I know a couple that having a problem with their relationships now. They are married for thirty five years already. From the start, the guy has a bad habit, he drinks a lot and when he’s drunk he talk a lot which sometimes the words coming out from his mouth hurts his wife. The wife just let him be like that until she maybe tired of always having that scenario. She left and work somewhere else, her husband beg her to come back and promise to change.

Fast forward. After few months, years, husband back to what he really is. Drink here and there a lot up to present. Then they are ending up to a separation. It’s the husband wants to but wife doesn’t like to leave. They have 5 children, old enough to understand everything. They are not talking like husband and wife anymore but still living in the same roof.

The question is how do the children can help their parents? What should they do?

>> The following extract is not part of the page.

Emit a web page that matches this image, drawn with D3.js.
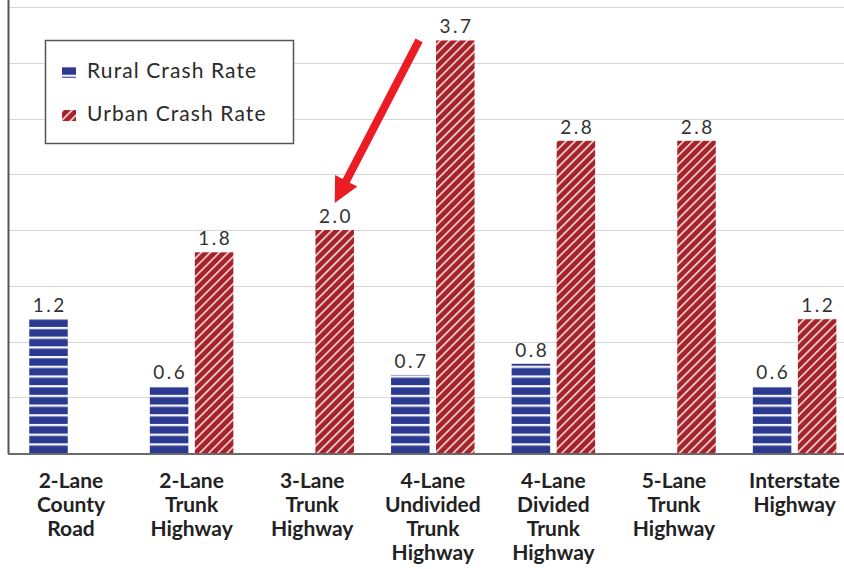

Any advice or suggestions please?



~marichuy~






  • Comments

    1. Profile photo of Tiffany McNew
      Tiffany McNew

      I honestly don’t think the children should need to worry about “helping” their parents. What children of any age don’t really understand is that some relationships just aren’t meant to be. Forcing it to work for the sake of your kids isn’t always the best idea, and it doesn’t last forever. Eventually some relationships are just meant to end. Either way, it’s the choice of the parents and the children should stay out of that decision.

    2. Profile photo of Kyla Matton Osborne
      Kyla Matton Osborne

      I agree with Tiffany: it’s not up to children to resolve issues in their parents’ marriage. If one of the partners has a substance abuse problem or is simply abusive, the marriage cannot continue without first addressing that problem. And like it or not, sometimes addressing that problem means that the family may need to split up for a time. Healing is a difficult process, and often one that requires a person to take time away from the marriage.